GIVEN MATERIAL:
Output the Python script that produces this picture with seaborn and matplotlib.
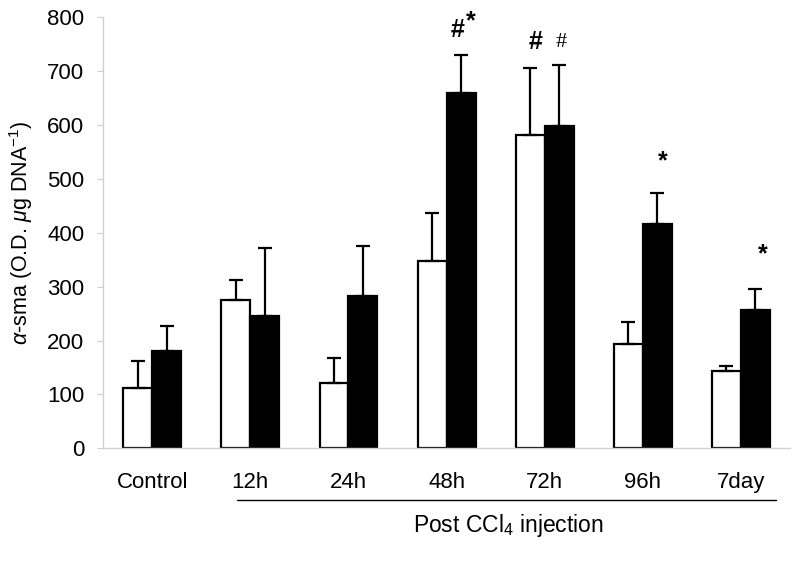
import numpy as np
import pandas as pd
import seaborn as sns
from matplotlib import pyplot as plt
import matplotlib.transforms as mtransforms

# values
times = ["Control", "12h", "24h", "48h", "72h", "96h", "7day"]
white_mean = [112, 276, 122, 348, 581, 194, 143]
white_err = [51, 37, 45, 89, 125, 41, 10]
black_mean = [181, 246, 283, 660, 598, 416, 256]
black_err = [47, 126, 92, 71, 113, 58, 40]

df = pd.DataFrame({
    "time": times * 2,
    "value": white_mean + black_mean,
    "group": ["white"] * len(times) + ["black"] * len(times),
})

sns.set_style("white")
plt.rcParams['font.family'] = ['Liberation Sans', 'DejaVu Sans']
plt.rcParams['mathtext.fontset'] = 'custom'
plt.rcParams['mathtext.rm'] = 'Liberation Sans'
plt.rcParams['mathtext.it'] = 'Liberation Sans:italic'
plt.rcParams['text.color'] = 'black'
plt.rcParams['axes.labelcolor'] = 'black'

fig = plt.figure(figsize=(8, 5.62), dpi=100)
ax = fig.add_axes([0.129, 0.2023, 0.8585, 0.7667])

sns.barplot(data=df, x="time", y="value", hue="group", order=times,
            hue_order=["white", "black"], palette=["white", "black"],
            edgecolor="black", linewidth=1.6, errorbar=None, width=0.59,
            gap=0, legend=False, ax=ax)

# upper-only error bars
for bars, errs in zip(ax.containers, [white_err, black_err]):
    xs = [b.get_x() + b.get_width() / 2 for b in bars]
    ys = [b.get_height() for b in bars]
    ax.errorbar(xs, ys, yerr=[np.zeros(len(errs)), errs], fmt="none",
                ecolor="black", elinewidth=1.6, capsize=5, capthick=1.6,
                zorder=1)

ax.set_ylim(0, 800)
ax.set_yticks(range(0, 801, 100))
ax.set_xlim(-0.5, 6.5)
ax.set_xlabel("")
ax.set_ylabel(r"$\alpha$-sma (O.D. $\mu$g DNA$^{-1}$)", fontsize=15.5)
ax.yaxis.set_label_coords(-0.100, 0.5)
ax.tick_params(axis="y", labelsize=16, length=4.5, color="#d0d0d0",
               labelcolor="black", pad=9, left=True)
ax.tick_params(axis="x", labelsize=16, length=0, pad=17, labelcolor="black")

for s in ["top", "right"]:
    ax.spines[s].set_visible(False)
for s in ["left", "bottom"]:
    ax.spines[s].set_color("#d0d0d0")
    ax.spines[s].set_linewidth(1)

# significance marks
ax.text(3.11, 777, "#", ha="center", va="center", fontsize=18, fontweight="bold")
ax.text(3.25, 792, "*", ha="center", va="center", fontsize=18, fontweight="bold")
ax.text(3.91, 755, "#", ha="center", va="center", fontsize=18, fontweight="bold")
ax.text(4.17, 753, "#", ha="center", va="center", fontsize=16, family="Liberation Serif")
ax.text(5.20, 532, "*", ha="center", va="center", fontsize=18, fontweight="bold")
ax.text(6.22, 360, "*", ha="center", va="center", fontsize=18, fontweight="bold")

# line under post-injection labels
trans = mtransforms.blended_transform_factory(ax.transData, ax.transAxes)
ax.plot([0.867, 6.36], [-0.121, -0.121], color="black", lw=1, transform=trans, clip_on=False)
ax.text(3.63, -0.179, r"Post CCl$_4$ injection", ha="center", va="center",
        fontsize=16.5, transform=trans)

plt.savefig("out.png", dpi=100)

TASK STATEMENT: Reproduce the listing exactly. Leave its pictures out.

RESULT OF THIS EXERCISE:
Output the Python script that produces this picture with seaborn and matplotlib.
import numpy as np
import pandas as pd
import seaborn as sns
from matplotlib import pyplot as plt
import matplotlib.transforms as mtransforms

# values
times = ["Control", "12h", "24h", "48h", "72h", "96h", "7day"]
white_mean = [112, 276, 122, 348, 581, 194, 143]
white_err = [51, 37, 45, 89, 125, 41, 10]
black_mean = [181, 246, 283, 660, 598, 416, 256]
black_err = [47, 126, 92, 71, 113, 58, 40]

df = pd.DataFrame({
    "time": times * 2,
    "value": white_mean + black_mean,
    "group": ["white"] * len(times) + ["black"] * len(times),
})

sns.set_style("white")
plt.rcParams['font.family'] = ['Liberation Sans', 'DejaVu Sans']
plt.rcParams['mathtext.fontset'] = 'custom'
plt.rcParams['mathtext.rm'] = 'Liberation Sans'
plt.rcParams['mathtext.it'] = 'Liberation Sans:italic'
plt.rcParams['text.color'] = 'black'
plt.rcParams['axes.labelcolor'] = 'black'

fig = plt.figure(figsize=(8, 5.62), dpi=100)
ax = fig.add_axes([0.129, 0.2023, 0.8585, 0.7667])

sns.barplot(data=df, x="time", y="value", hue="group", order=times,
            hue_order=["white", "black"], palette=["white", "black"],
            edgecolor="black", linewidth=1.6, errorbar=None, width=0.59,
            gap=0, legend=False, ax=ax)

# upper-only error bars
for bars, errs in zip(ax.containers, [white_err, black_err]):
    xs = [b.get_x() + b.get_width() / 2 for b in bars]
    ys = [b.get_height() for b in bars]
    ax.errorbar(xs, ys, yerr=[np.zeros(len(errs)), errs], fmt="none",
                ecolor="black", elinewidth=1.6, capsize=5, capthick=1.6,
                zorder=1)

ax.set_ylim(0, 800)
ax.set_yticks(range(0, 801, 100))
ax.set_xlim(-0.5, 6.5)
ax.set_xlabel("")
ax.set_ylabel(r"$\alpha$-sma (O.D. $\mu$g DNA$^{-1}$)", fontsize=15.5)
ax.yaxis.set_label_coords(-0.100, 0.5)
ax.tick_params(axis="y", labelsize=16, length=4.5, color="#d0d0d0",
               labelcolor="black", pad=9, left=True)
ax.tick_params(axis="x", labelsize=16, length=0, pad=17, labelcolor="black")

for s in ["top", "right"]:
    ax.spines[s].set_visible(False)
for s in ["left", "bottom"]:
    ax.spines[s].set_color("#d0d0d0")
    ax.spines[s].set_linewidth(1)

# significance marks
ax.text(3.11, 777, "#", ha="center", va="center", fontsize=18, fontweight="bold")
ax.text(3.25, 792, "*", ha="center", va="center", fontsize=18, fontweight="bold")
ax.text(3.91, 755, "#", ha="center", va="center", fontsize=18, fontweight="bold")
ax.text(4.17, 753, "#", ha="center", va="center", fontsize=16, family="Liberation Serif")
ax.text(5.20, 532, "*", ha="center", va="center", fontsize=18, fontweight="bold")
ax.text(6.22, 360, "*", ha="center", va="center", fontsize=18, fontweight="bold")

# line under post-injection labels
trans = mtransforms.blended_transform_factory(ax.transData, ax.transAxes)
ax.plot([0.867, 6.36], [-0.121, -0.121], color="black", lw=1, transform=trans, clip_on=False)
ax.text(3.63, -0.179, r"Post CCl$_4$ injection", ha="center", va="center",
        fontsize=16.5, transform=trans)

plt.savefig("out.png", dpi=100)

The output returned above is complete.